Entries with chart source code
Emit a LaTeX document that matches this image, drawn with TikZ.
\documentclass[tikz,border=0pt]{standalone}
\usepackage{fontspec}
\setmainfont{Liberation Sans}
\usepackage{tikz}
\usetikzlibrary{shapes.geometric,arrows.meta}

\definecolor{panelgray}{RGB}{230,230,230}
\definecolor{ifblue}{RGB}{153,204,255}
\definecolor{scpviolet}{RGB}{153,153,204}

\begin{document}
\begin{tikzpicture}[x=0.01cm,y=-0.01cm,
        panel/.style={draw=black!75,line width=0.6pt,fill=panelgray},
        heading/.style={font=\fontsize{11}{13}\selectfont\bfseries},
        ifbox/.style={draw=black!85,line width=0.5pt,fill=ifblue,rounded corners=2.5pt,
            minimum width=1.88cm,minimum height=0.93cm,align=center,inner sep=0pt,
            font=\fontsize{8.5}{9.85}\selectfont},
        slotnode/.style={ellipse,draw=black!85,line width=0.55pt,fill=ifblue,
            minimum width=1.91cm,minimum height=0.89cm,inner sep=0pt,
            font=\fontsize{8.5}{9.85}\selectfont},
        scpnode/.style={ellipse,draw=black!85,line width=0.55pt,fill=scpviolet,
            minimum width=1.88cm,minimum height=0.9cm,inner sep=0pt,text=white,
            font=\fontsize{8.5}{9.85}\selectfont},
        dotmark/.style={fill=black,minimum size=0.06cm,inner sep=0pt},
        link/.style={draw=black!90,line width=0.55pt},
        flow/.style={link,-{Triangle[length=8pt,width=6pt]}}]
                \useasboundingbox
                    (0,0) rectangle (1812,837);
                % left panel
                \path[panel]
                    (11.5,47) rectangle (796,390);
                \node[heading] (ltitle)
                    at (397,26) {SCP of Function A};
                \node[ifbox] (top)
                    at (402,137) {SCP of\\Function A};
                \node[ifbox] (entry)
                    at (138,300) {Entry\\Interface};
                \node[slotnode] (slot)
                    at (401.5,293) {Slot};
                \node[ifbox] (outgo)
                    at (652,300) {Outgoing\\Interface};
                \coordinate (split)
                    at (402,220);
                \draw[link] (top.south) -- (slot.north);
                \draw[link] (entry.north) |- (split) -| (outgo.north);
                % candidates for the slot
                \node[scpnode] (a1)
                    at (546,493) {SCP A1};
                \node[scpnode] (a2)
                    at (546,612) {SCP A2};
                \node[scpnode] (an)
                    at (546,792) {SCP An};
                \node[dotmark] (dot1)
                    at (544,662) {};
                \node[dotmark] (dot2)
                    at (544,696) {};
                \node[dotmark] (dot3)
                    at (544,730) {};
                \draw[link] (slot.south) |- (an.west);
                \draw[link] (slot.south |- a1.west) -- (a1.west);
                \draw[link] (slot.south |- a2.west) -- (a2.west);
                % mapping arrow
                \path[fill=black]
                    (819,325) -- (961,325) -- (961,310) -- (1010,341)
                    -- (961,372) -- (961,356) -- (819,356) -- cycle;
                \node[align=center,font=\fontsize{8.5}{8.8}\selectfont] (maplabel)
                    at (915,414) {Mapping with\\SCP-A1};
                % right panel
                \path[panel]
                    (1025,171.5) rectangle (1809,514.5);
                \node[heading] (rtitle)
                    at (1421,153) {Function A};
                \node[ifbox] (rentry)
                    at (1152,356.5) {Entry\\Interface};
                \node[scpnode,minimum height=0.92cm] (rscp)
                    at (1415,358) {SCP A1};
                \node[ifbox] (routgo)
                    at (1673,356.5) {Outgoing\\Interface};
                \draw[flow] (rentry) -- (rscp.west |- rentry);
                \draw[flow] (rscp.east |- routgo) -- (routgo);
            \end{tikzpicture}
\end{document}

---

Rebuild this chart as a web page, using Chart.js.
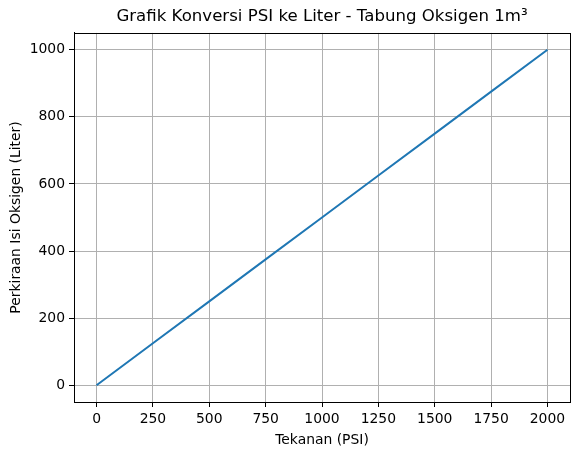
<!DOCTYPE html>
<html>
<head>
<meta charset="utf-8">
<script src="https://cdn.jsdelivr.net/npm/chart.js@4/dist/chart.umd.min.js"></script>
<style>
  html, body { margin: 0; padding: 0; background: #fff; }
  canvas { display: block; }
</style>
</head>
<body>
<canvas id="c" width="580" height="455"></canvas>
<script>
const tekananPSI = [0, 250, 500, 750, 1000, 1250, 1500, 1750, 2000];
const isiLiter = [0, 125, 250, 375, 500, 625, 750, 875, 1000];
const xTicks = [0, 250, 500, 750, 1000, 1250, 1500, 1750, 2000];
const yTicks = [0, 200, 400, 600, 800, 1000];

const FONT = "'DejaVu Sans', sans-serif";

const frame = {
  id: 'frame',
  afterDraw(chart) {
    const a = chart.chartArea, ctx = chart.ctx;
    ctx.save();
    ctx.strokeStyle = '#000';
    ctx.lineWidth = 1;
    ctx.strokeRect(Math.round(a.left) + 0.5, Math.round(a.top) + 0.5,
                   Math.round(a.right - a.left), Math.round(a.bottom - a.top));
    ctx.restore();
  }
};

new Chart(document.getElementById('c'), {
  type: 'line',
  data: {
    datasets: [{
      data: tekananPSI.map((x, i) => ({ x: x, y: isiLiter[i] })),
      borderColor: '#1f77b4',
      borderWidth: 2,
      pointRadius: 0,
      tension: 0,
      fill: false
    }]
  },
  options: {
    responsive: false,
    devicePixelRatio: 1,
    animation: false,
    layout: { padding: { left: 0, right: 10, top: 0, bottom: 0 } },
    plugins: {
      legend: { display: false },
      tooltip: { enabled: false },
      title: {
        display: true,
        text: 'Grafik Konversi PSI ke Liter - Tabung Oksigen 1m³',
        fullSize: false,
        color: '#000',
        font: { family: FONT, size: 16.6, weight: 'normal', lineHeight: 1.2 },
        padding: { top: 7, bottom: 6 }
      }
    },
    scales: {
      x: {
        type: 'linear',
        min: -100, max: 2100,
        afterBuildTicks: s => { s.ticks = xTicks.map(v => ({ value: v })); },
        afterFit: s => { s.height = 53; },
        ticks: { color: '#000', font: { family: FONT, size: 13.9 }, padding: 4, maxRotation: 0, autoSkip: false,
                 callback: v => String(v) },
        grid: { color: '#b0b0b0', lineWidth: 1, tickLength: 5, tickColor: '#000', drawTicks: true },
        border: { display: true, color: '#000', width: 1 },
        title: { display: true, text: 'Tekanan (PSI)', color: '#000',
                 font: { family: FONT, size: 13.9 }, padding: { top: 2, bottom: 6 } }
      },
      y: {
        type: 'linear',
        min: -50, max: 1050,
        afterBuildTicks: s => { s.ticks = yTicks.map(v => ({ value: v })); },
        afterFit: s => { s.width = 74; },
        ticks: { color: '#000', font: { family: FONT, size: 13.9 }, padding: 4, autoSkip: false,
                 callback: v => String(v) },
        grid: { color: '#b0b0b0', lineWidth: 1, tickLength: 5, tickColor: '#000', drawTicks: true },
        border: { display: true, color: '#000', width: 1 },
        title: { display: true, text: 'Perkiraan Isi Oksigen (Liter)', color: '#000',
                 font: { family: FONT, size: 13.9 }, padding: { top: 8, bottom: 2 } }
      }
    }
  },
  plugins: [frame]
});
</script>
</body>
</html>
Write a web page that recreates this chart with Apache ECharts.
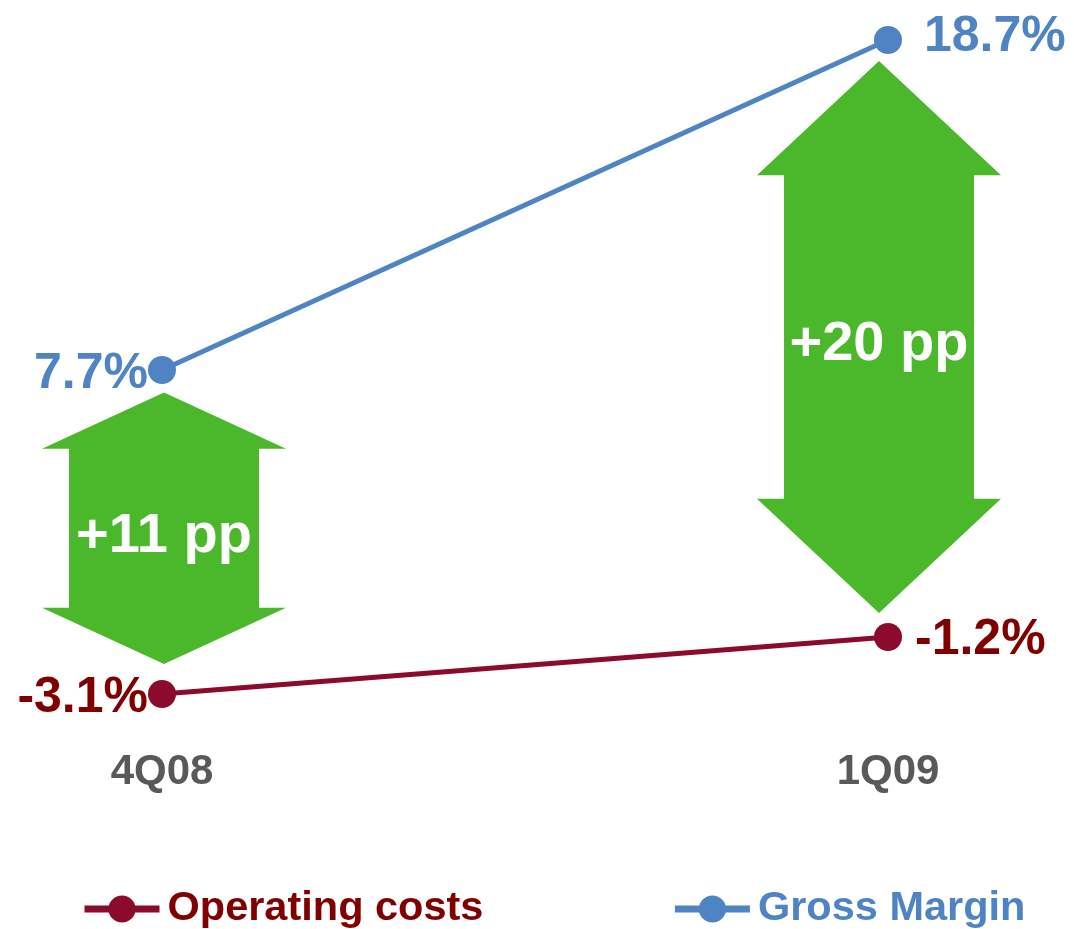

...

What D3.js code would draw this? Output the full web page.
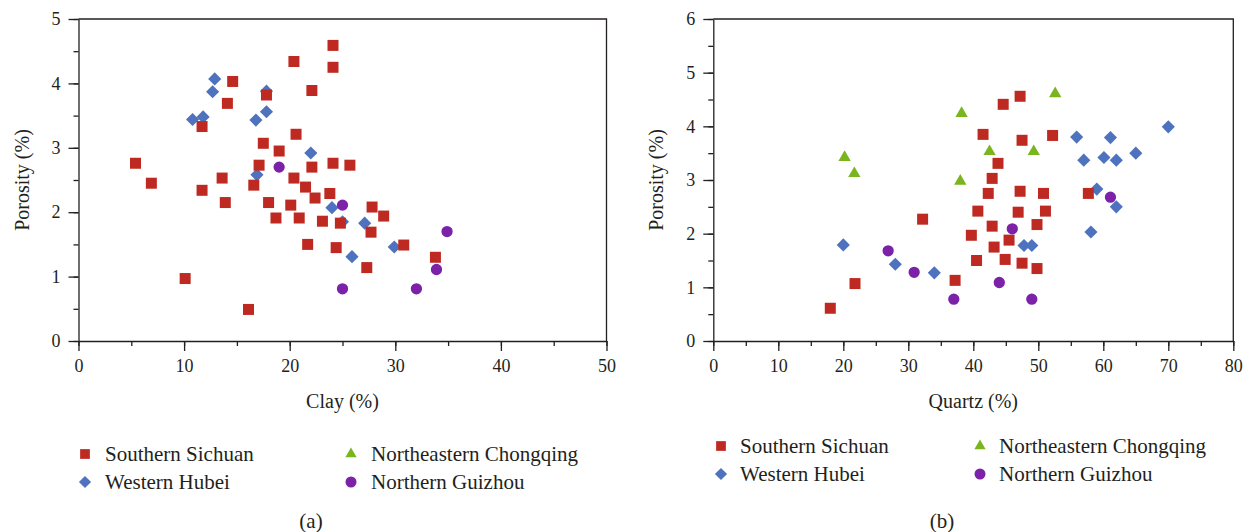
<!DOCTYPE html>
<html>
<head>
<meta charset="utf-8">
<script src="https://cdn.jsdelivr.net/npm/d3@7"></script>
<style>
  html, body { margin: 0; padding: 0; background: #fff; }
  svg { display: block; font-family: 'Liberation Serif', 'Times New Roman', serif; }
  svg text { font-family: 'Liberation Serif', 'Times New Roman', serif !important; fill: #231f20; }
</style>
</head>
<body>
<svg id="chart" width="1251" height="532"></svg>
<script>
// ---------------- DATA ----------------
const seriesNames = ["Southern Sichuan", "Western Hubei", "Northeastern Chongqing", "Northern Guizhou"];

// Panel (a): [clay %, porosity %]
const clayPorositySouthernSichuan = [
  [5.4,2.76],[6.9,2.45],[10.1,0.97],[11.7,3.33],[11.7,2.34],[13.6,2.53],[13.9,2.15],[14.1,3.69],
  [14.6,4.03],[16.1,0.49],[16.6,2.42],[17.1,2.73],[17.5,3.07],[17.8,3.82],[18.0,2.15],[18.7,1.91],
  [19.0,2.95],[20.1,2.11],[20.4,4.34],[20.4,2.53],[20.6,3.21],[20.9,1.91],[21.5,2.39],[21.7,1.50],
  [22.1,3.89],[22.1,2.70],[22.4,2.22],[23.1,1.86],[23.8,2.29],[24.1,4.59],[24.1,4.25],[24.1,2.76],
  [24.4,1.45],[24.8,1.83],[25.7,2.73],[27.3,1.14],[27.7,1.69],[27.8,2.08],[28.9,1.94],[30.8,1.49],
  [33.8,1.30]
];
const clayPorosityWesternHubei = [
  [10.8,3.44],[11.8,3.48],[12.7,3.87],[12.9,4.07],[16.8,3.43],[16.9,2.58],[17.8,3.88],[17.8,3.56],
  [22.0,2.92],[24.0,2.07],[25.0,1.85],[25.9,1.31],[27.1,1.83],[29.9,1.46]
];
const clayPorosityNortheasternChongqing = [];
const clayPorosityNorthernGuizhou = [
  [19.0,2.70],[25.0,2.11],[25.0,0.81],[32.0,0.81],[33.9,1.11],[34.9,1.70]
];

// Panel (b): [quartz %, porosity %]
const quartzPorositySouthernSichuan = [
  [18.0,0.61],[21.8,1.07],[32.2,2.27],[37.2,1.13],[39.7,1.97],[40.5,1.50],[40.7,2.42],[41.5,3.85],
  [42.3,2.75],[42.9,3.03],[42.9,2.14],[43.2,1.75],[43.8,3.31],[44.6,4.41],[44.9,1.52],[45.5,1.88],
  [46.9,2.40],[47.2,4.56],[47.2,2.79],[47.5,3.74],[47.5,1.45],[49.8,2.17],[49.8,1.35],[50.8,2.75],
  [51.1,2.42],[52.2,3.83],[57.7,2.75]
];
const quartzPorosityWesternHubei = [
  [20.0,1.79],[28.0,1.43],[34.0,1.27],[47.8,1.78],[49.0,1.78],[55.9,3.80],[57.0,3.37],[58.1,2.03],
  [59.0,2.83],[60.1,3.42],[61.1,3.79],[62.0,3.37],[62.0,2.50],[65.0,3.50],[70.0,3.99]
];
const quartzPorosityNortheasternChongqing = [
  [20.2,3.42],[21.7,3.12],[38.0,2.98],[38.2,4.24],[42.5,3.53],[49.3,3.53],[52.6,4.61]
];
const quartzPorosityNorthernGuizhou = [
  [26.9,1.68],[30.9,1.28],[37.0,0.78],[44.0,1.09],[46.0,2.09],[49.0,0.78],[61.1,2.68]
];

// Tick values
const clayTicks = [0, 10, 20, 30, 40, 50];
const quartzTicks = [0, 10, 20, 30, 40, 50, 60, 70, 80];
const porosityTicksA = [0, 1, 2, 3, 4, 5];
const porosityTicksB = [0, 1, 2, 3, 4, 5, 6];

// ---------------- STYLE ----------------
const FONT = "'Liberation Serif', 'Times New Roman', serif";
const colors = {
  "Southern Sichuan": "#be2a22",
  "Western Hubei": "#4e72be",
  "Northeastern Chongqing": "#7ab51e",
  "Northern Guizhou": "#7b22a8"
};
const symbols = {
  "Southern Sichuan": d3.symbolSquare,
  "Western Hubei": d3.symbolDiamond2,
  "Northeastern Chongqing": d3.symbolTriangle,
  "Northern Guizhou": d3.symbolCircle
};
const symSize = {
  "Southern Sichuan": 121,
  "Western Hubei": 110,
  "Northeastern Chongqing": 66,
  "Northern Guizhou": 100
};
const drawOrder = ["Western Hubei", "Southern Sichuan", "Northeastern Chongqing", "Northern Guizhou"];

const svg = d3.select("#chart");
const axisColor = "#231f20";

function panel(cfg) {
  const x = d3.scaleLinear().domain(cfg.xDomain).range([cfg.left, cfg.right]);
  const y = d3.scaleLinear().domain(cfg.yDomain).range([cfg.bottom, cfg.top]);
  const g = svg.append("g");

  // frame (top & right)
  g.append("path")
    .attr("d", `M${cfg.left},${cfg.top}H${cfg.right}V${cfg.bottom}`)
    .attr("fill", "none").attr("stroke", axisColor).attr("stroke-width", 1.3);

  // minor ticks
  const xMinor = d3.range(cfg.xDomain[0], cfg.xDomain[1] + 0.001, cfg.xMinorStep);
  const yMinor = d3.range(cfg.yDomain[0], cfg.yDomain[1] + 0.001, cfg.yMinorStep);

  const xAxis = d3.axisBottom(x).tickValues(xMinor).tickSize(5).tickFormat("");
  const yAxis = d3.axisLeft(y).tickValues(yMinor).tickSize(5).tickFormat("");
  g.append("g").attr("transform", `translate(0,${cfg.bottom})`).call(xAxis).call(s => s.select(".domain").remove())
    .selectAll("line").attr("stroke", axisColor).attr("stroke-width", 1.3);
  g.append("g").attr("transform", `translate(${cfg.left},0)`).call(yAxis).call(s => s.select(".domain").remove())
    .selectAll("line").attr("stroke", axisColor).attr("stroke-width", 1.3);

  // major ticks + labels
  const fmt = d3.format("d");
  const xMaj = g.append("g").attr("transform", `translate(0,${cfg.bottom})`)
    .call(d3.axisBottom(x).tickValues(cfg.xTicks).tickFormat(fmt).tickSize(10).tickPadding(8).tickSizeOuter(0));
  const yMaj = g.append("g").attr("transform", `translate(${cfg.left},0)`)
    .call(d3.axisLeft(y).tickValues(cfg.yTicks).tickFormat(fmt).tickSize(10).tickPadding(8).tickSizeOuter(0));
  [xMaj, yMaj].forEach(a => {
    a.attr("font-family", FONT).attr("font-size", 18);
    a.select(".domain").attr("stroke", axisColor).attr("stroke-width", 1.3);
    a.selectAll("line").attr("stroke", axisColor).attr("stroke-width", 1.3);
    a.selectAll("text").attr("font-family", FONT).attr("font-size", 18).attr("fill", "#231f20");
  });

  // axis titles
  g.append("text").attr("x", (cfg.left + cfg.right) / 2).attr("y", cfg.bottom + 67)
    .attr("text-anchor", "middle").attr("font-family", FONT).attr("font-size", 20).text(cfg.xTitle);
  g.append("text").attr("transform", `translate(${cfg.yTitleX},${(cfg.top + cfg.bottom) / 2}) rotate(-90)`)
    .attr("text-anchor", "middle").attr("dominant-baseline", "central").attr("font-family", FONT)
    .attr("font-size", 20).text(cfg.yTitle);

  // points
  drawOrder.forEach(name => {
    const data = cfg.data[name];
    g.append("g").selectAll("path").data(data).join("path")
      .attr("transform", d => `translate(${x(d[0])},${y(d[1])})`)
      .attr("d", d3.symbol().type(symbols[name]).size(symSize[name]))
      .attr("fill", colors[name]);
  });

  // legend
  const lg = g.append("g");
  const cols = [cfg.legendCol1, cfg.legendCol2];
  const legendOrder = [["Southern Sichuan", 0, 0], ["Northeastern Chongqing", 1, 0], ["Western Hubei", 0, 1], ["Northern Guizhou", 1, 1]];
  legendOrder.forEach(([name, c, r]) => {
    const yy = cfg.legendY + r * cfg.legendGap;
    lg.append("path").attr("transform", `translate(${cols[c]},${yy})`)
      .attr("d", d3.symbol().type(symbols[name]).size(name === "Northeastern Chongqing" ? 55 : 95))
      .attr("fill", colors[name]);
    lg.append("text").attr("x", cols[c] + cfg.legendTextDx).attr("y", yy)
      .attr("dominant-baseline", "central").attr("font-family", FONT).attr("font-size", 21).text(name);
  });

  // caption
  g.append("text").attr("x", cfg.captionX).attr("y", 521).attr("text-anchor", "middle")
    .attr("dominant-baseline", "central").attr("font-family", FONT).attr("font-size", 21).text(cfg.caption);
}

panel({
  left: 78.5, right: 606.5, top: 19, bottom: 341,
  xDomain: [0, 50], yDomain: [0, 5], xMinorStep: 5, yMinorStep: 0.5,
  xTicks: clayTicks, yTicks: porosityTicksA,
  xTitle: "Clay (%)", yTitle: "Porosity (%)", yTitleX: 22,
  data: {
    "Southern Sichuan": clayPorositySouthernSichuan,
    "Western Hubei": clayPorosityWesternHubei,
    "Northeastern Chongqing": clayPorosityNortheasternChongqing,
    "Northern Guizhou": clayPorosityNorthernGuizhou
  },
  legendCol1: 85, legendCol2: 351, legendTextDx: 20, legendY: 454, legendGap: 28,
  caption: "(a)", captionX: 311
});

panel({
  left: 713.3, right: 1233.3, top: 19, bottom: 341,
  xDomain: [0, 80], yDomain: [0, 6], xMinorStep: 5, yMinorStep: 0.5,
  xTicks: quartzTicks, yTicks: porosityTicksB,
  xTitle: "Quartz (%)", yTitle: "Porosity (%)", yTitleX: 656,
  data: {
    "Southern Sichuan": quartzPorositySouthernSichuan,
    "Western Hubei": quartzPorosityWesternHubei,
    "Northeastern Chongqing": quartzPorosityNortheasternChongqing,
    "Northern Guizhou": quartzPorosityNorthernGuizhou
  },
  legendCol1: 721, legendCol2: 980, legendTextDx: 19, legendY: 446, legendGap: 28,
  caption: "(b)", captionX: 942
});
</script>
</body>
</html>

> [REQUIRED TASK]: Look through the data and show every line containing "that".

> [WORKED SOLUTION]:
Emit a LaTeX document that matches this image, drawn with TikZ.
Write a web page that recreates this chart with Apache ECharts.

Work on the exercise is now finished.